Sunday, 24 de November de 2024 ISSN 1519-7670 - Ano 24 - nº 1315

Al Gore pisa na bola na hora de comentar casamento entre a internet e a TV

O ex-vice-presidente dos Estados Unidos que virou guru da ecologia e da internet, passou a defender a tese de que as palavras podem se transformar em meros parênteses no processo de democratização da informação puxado pela popularização das imagens.


 


Gore tem um refinado olfato para novas tendências. Não foi um pioneiro na ecologia, mas aproveitou a politização da preocupação ambientalista para lançar um documentário (Uma Verdade Inconveniente) e acabou levando-o ao Prêmio Nobel da Paz de 2007.


 


Lançou o projeto ‘Autopistas da Informação’ quando ainda estava no governo ao lado do presidente Bill Clinton, num momento em que a Web começava a chamar a atenção do mundo. Em 2005, foi um dos organizadores da Current TV, para vídeos amadores, coincidindo com a explosão do fenômeno You Tube.


 


Agora afirma que a sonhada democratização da informação será acelerada pela combinação da televisão e internet. Ainda é impossível saber qual o alcance prático da afirmação de Gore, porque a Current TV está longe de ameaçar a hegemonia das grandes redes de televisão e os megaimpérios cinematográficos de Hollywood, apesar de já operar também na Inglaterra, Irlanda e, desde abril, também na Itália.


 


Como modelo empresarial, a Current TV ainda não deu lucro, e provavelmente não será auto-sustentavel pelos próximos dois anos.
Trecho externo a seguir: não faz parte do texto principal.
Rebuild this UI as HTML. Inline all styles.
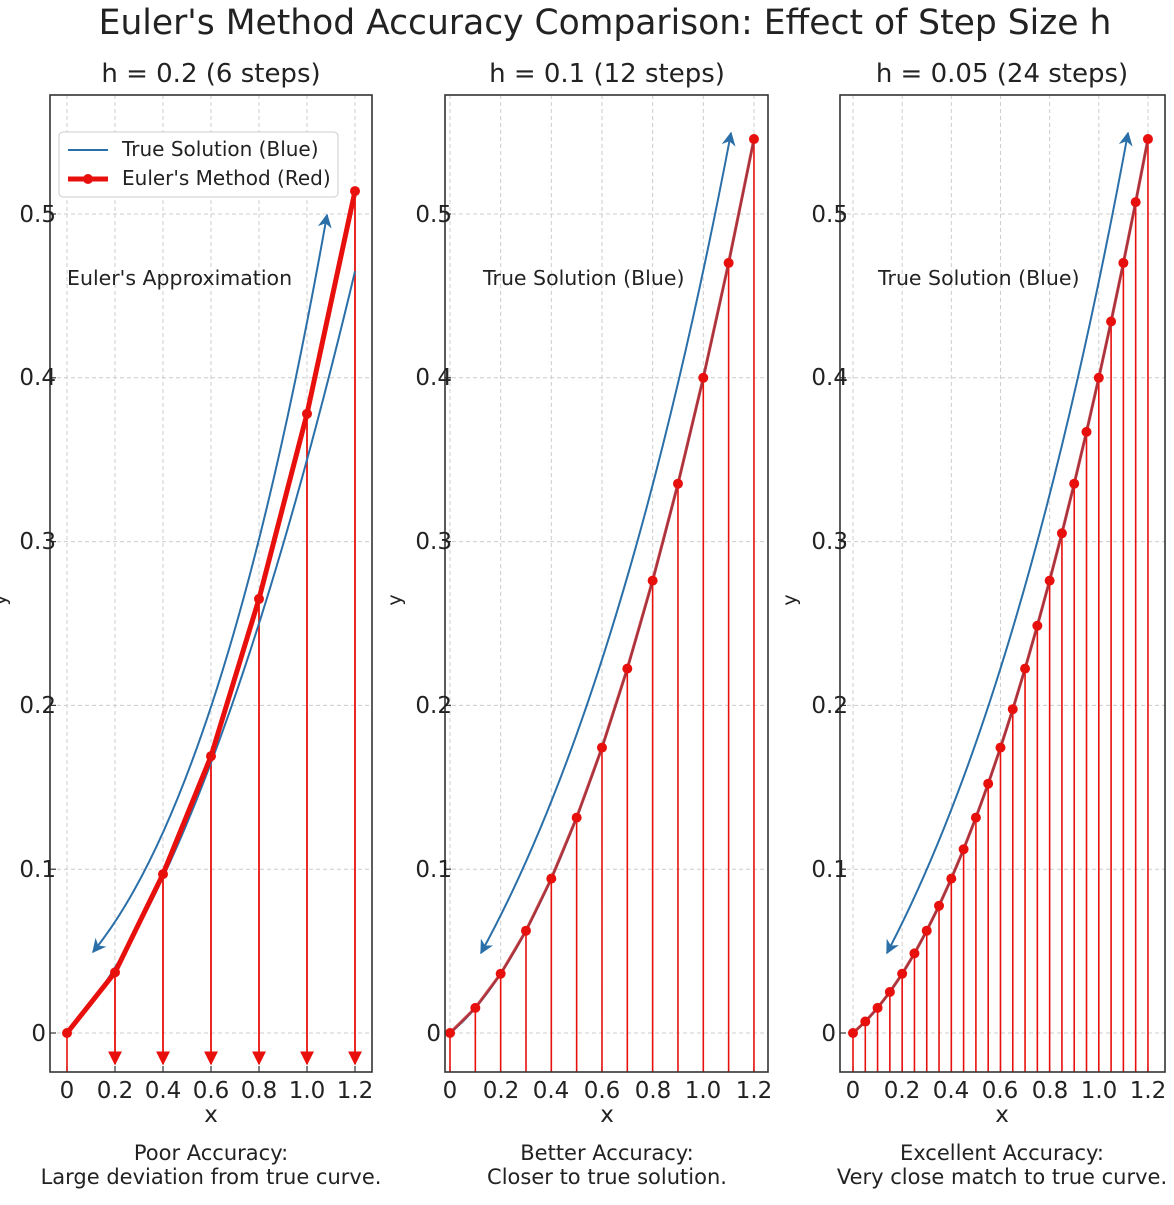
<!DOCTYPE html>
<html><head><meta charset="utf-8"><style>
body{margin:0;background:#fff;}
svg text{font-family:"DejaVu Sans","Liberation Sans",sans-serif;fill:#222;}
</style></head><body>
<svg id="s" width="1174" height="1200" xmlns="http://www.w3.org/2000/svg">
<defs>
<marker id="ra" viewBox="0 0 10 10" refX="9" refY="5" markerWidth="14" markerHeight="14" orient="auto" markerUnits="userSpaceOnUse"><path d="M0,0 L10,5 L0,10 z" fill="#e8100c"/></marker>
<marker id="ba" viewBox="0 0 10 10" refX="9" refY="5" markerWidth="14" markerHeight="14" orient="auto-start-reverse" markerUnits="userSpaceOnUse"><path d="M0,0 L10,5 L0,10 L3,5 z" fill="#2a6fa8"/></marker>
</defs>
<text x="605" y="34" font-size="34.5" text-anchor="middle">Euler's Method Accuracy Comparison: Effect of Step Size h</text>
<text x="211" y="82" font-size="26" text-anchor="middle">h = 0.2 (6 steps)</text>
<text x="607" y="82" font-size="26" text-anchor="middle">h = 0.1 (12 steps)</text>
<text x="1002" y="82" font-size="26" text-anchor="middle">h = 0.05 (24 steps)</text>
<g id="g"></g>
<g font-size="23" text-anchor="end">
<text x="46" y="1041">0</text><text x="56" y="877">0.1</text><text x="56" y="713">0.2</text><text x="56" y="549">0.3</text><text x="56" y="385">0.4</text><text x="56" y="222">0.5</text>
<text x="441" y="1041">0</text><text x="452" y="877">0.1</text><text x="452" y="713">0.2</text><text x="452" y="549">0.3</text><text x="452" y="385">0.4</text><text x="452" y="222">0.5</text>
<text x="836" y="1041">0</text><text x="848" y="877">0.1</text><text x="848" y="713">0.2</text><text x="848" y="549">0.3</text><text x="848" y="385">0.4</text><text x="848" y="222">0.5</text>
</g>
<g font-size="23" text-anchor="middle">
<text x="67" y="1098">0</text><text x="115" y="1098">0.2</text><text x="163" y="1098">0.4</text><text x="211" y="1098">0.6</text><text x="259" y="1098">0.8</text><text x="307" y="1098">1.0</text><text x="355" y="1098">1.2</text>
<text x="450" y="1098">0</text><text x="501" y="1098">0.2</text><text x="551" y="1098">0.4</text><text x="602" y="1098">0.6</text><text x="653" y="1098">0.8</text><text x="703" y="1098">1.0</text><text x="754" y="1098">1.2</text>
<text x="853" y="1098">0</text><text x="902" y="1098">0.2</text><text x="951" y="1098">0.4</text><text x="1000" y="1098">0.6</text><text x="1050" y="1098">0.8</text><text x="1099" y="1098">1.0</text><text x="1148" y="1098">1.2</text>
<text x="211" y="1122">x</text><text x="607" y="1122">x</text><text x="1002" y="1122">x</text>
</g>
<g font-size="21" text-anchor="middle">
<text x="211" y="1160">Poor Accuracy:</text><text x="211" y="1184">Large deviation from true curve.</text>
<text x="607" y="1160">Better Accuracy:</text><text x="607" y="1184">Closer to true solution.</text>
<text x="1002" y="1160">Excellent Accuracy:</text><text x="1002" y="1184">Very close match to true curve.</text>
</g>
<text font-size="19" transform="translate(6,600) rotate(-90)" text-anchor="middle">y</text>
<text font-size="19" transform="translate(401,600) rotate(-90)" text-anchor="middle">y</text>
<text font-size="19" transform="translate(796,600) rotate(-90)" text-anchor="middle">y</text>
<g font-size="20.5">
<text x="67" y="285">Euler's Approximation</text>
<text x="483" y="285">True Solution (Blue)</text>
<text x="878" y="285">True Solution (Blue)</text>
</g>
<rect x="59" y="132" width="279" height="65" rx="4" fill="#fff" stroke="#ccc"/>
<line x1="68" y1="150" x2="108" y2="150" stroke="#2a6fa8" stroke-width="2"/>
<line x1="68" y1="179" x2="108" y2="179" stroke="#e8100c" stroke-width="5"/>
<circle cx="88" cy="179" r="5" fill="#e8100c"/>
<g font-size="20"><text x="122" y="156">True Solution (Blue)</text><text x="122" y="185">Euler's Method (Red)</text></g>
</svg>
<script>
var NS="http://www.w3.org/2000/svg",G=document.getElementById("g");
function el(t,a){var e=document.createElementNS(NS,t);for(var k in a)e.setAttribute(k,a[k]);G.appendChild(e);return e;}
var Y0=1033,SY=1638,TOP=95,BOT=1072;
function f(x){return 0.126*x+0.274*x*x;}
var P=[
 {l:50,r:372,x0:67,sx:240,h:0.2,pts:[0,0.037,0.097,0.169,0.265,0.378,0.514],
  tr:function(x){return 0.1625*x+0.1875*x*x;},arrow:"M93,952 Q225,790 327,215",thick:5,stemArrow:true},
 {l:445,r:768,x0:450,sx:253.3,h:0.1,pts:null,tr:f,arrow:"M481,953 Q625,690 731,133",thick:3},
 {l:840,r:1165,x0:853,sx:245.8,h:0.05,pts:null,tr:f,arrow:"M887,953 Q1025,690 1128,133",thick:3}
];
P.forEach(function(p){
 var X=function(x){return p.x0+x*p.sx;},Yp=function(y){return Y0-y*SY;};
 el("rect",{x:p.l,y:TOP,width:p.r-p.l,height:BOT-TOP,fill:"#fff"});
 for(var i=0;i<=6;i++){var gx=X(i*0.2);el("line",{x1:gx,y1:TOP,x2:gx,y2:BOT,stroke:"#ccc","stroke-dasharray":"4,3","stroke-width":1});
  el("line",{x1:gx,y1:BOT,x2:gx,y2:BOT-6,stroke:"#333","stroke-width":1.2});}
 for(var j=0;j<=5;j++){var gy=Yp(j*0.1);el("line",{x1:p.l,y1:gy,x2:p.r,y2:gy,stroke:"#ccc","stroke-dasharray":"4,3","stroke-width":1});
  el("line",{x1:p.l,y1:gy,x2:p.l+6,y2:gy,stroke:"#333","stroke-width":1.2});}
 var n=Math.round(1.2/p.h),pts=[];
 for(var k=0;k<=n;k++){var x=k*p.h;pts.push([X(x),Yp(p.pts?p.pts[k]:f(x))]);}
 var d="";for(var t=0;t<=120;t++){var x=t/100;d+=(t?"L":"M")+X(x).toFixed(1)+","+Yp(p.tr(x)).toFixed(1);}
 pts.forEach(function(q,k){
  if(p.stemArrow && k>0) el("line",{x1:q[0],y1:q[1],x2:q[0],y2:1064,stroke:"#e8100c","stroke-width":1.8,"marker-end":"url(#ra)"});
  else el("line",{x1:q[0],y1:q[1],x2:q[0],y2:BOT,stroke:"#e8100c","stroke-width":1.6});
 });
 el("path",{d:d,fill:"none",stroke:"#2a6fa8","stroke-width":2});
 el("path",{d:"M"+pts.map(function(q){return q[0].toFixed(1)+","+q[1].toFixed(1)}).join("L"),fill:"none",stroke:p.stemArrow?"#e8100c":"#c0282a","stroke-width":p.thick,"stroke-opacity":p.stemArrow?1:0.85});
 pts.forEach(function(q){el("circle",{cx:q[0],cy:q[1],r:5,fill:"#e8100c"});});
 el("path",{d:p.arrow,fill:"none",stroke:"#2a6fa8","stroke-width":2,"marker-start":"url(#ba)","marker-end":"url(#ba)"});
 el("rect",{x:p.l,y:TOP,width:p.r-p.l,height:BOT-TOP,fill:"none",stroke:"#333","stroke-width":1.6});
});
</script>
</body></html>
Mas como idéia ela encaixa perfeitamente na tendência da internet de valorizar mais as imagens do que o texto.


 


Não é segredo que estamos no limiar de uma nova era na qual as imagens ganharão muito mais espaço entre os canais de informação. Isto pode ser detectado ao analisar a forma como os jovens se comunicam. Eles usam cada vez mais ícones, emoticons e fotos instantâneas, para deleite dos especialistas em semiótica.


 


A produção de imagens era até agora um processo caro e elitizado porque exigia habilidades e equipamentos sofisticados, enquanto a escrita e a comunicação sonora eram baratas e altamente disseminadas.


 


Mas as inovações tecnológicas que levaram à digitalização da fotografia e dos vídeos, bem como as técnicas de edição e publicação pela internet, acabaram reduzindo dramaticamente o custo de publicação de imagens. A fotografia deixou de ser um recurso para documentar fatos e situações extraordinárias para ser uma forma de expressão do quotidiano das pessoas.


 


Hoje, fotografa-se e filma-se como nunca. Os equipamentos digitais são onipresentes e deixaram de ser uma exclusividade de quem tem dinheiro, seguindo o mesmo processo do telefone celular.


 


A digitalização tornou também possível o casamento entre a internet e a televisão, a chamada WebTV, cuja principal característica é a personalização no acesso a vídeos. A WebTV vai mudar radicalmente a forma como assistimos televisão porque acabará com a programação fixa. Cada pessoa poderá ver o programa preferido na hora em que desejar, montando a sua própria programação.


 


São processos que tendem a se generalizar, mais cedo ou mais tarde. Mas daí a dizer que as palavras poderão se tornar “meros parênteses” na busca da democratização da informação é tentar produzir uma frase de efeito para virar manchete, coisa que Gore conseguiu tanto na versão original da entrevista ao jornal italiano  Corriere della Sera, como na sua tradução publicada na Folha de S. Paulo, no domingo (25/5). 


 


Não dá para chamar de parênteses um período de mais de dois mil anos em que a palavra oral e escrita predominaram como forma de comunicação entre seres humanos em todo mundo. O surgimento de uma era imagética é um fenômeno altamente promissor porque amplia a capacidade humana de comunicar, mas isso não vai acabar e nem suprimir a comunicação oral e escrita.


 


A frase é típica dos especialistas em marketing da internet preocupados em destacar sempre soluções definitivas, ignorando o fato de que a rede mundial de computadores e a Web ampliam o espaço da comunicação, sem eliminar nenhum dos canais já existentes.


 


Outra ressalva é sobre a questão da democratização do acesso à informação digitalizada. A transmissão de imagens pela WebTV exige uma largura de banda em torno de um a dois megabits por segundo, quando a maioria das conexões, no Brasil pelo menos, ainda é feita a velocidades menores que 500 Kbps.


 


A verdadeira democratização da informação na Web só virá com o fim da exclusão digital, que impede o acesso de quase 60% da população brasileira à internet. Isto depende de políticas de governo e das empresas de telecomunicação no país.